> **PROBLEM**: Leaving out the pictures, retype the lines from the beginning of the listing through the line containing "anchor=west] (label) at".
START MATERIAL PROVIDED
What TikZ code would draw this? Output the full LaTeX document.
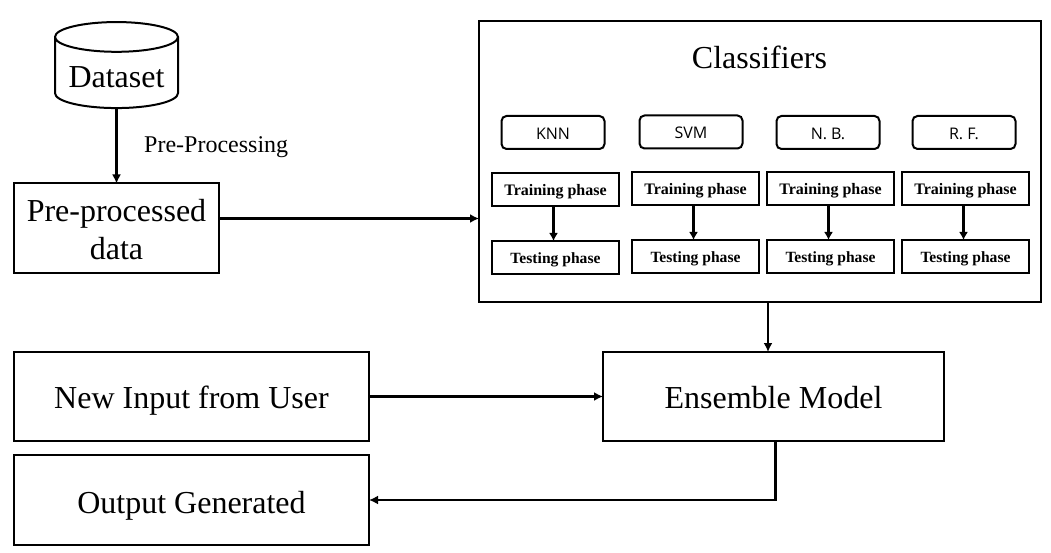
\documentclass[tikz,border=0pt]{standalone}
\usepackage{fontspec}
\setmainfont{Liberation Serif}
\setsansfont{Open Sans}
\usetikzlibrary{positioning,arrows.meta,shapes.geometric}
\tikzset{
  big box/.style={
    draw,
    line width=2pt,
    inner sep=0pt,
    outer sep=0pt,
    align=center,
    minimum width={#1pt},
    minimum height=89pt,
    text height=26pt,
    text depth=3pt,
    font=\fontsize{32}{38}\selectfont,
  },
  method box/.style={
    draw,
    line width=2pt,
    rounded corners=5pt,
    inner sep=0pt,
    outer sep=0pt,
    minimum width=103pt,
    minimum height=33pt,
    text height=14pt,
    text depth=0pt,
    font=\sffamily\fontsize{16}{18}\selectfont,
  },
  phase box/.style={
    draw,
    line width=2pt,
    inner sep=0pt,
    outer sep=0pt,
    minimum width=127pt,
    minimum height=33pt,
    text height=13pt,
    text depth=0pt,
    font=\bfseries\fontsize{16}{18}\selectfont,
  },
  test box/.style={
    phase box,
    text height=11pt,
    font=\bfseries\fontsize{15.6}{18}\selectfont,
  },
  flow/.style={
    line width=2.8pt,
    -{Latex[length=9pt,width=9pt]},
  },
  small flow/.style={
    line width=2.8pt,
    -{Latex[length=8pt,width=9pt]},
  },
}
\begin{document}
\begin{tikzpicture}[x=1pt,y=1pt]
    \useasboundingbox (0,0) rectangle (1051,-553);

    \node [draw, line width=2pt, cylinder, shape border rotate=90, aspect=0.31,
           minimum width=123pt, minimum height=86pt, inner sep=0pt, outer sep=0pt,
           text height=29pt, text depth=0pt,
           font=\fontsize{32}{38}\selectfont] (dataset) at (116.5,-73) {Dataset};
    \node [big box=205, text height=66pt] (prep) at (116.5,-228) {Pre-processed\\data};
    \node [font=\fontsize{24}{28}\selectfont, anchor=west] (label) at (140.7,-147) {Pre-Processing};

    \node [draw, line width=2pt, inner sep=0pt, outer sep=0pt,
           minimum width=562pt, minimum height=281pt] (classifiers) at (760,-161.5) {};
    \node [font=\fontsize{32}{38}\selectfont] (title) at (759.5,-57) {Classifiers};

    \node [phase box] (train1) at (555.5,-189.5) {Training phase};
    \node [phase box, right=13pt of train1, yshift=1pt] (train2) {Training phase};
    \node [phase box, right=8pt of train2] (train3) {Training phase};
    \node [phase box, right=8pt of train3] (train4) {Training phase};

    \node [test box, below=35pt of train1] (test1) {Testing phase};
    \node [test box, below=35pt of train2] (test2) {Testing phase};
    \node [test box, below=35pt of train3] (test3) {Testing phase};
    \node [test box, below=35pt of train4] (test4) {Testing phase};

    \node [method box] (knn) at (553,-132.5) {KNN};
    \node [method box, right=35pt of knn, yshift=0.5pt] (svm) {SVM};
    \node [method box, right=34pt of svm, yshift=-0.5pt] (nb) {N. B.};
    \node [method box, right=33pt of nb] (rf) {R. F.};

    \node [big box=341] (ensemble) at (773.5,-396.5) {Ensemble Model};
    \node [big box=355] (input) at (191.5,-396.5) {New Input from User};
    \node [big box=355, minimum height=90pt, text height=29pt] (output) at (191.5,-500) {Output Generated};

    \draw [flow] (dataset.south) -- (prep.north);
    \draw [flow] (prep.east |- 0,-218.5) -- (classifiers.west |- 0,-218.5);
    \foreach \i in {1,2,3,4}
        \draw [small flow] ([xshift=-2pt]train\i.south) -- ([xshift=-2pt]test\i.north);
    \draw [flow] ([xshift=8pt]classifiers.south) -- ([xshift=8pt]classifiers.south |- ensemble.north);
    \draw [flow] (input) -- (ensemble);
    \draw [flow] ([xshift=2pt]ensemble.south) |- (output.east);
\end{tikzpicture}
\end{document}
END MATERIAL PROVIDED
> **TASK RESULT**:
What TikZ code would draw this? Output the full LaTeX document.
\documentclass[tikz,border=0pt]{standalone}
\usepackage{fontspec}
\setmainfont{Liberation Serif}
\setsansfont{Open Sans}
\usetikzlibrary{positioning,arrows.meta,shapes.geometric}
\tikzset{
  big box/.style={
    draw,
    line width=2pt,
    inner sep=0pt,
    outer sep=0pt,
    align=center,
    minimum width={#1pt},
    minimum height=89pt,
    text height=26pt,
    text depth=3pt,
    font=\fontsize{32}{38}\selectfont,
  },
  method box/.style={
    draw,
    line width=2pt,
    rounded corners=5pt,
    inner sep=0pt,
    outer sep=0pt,
    minimum width=103pt,
    minimum height=33pt,
    text height=14pt,
    text depth=0pt,
    font=\sffamily\fontsize{16}{18}\selectfont,
  },
  phase box/.style={
    draw,
    line width=2pt,
    inner sep=0pt,
    outer sep=0pt,
    minimum width=127pt,
    minimum height=33pt,
    text height=13pt,
    text depth=0pt,
    font=\bfseries\fontsize{16}{18}\selectfont,
  },
  test box/.style={
    phase box,
    text height=11pt,
    font=\bfseries\fontsize{15.6}{18}\selectfont,
  },
  flow/.style={
    line width=2.8pt,
    -{Latex[length=9pt,width=9pt]},
  },
  small flow/.style={
    line width=2.8pt,
    -{Latex[length=8pt,width=9pt]},
  },
}
\begin{document}
\begin{tikzpicture}[x=1pt,y=1pt]
    \useasboundingbox (0,0) rectangle (1051,-553);

    \node [draw, line width=2pt, cylinder, shape border rotate=90, aspect=0.31,
           minimum width=123pt, minimum height=86pt, inner sep=0pt, outer sep=0pt,
           text height=29pt, text depth=0pt,
           font=\fontsize{32}{38}\selectfont] (dataset) at (116.5,-73) {Dataset};
    \node [big box=205, text height=66pt] (prep) at (116.5,-228) {Pre-processed\\data};
    \node [font=\fontsize{24}{28}\selectfont, anchor=west] (label) at (140.7,-147) {Pre-Processing};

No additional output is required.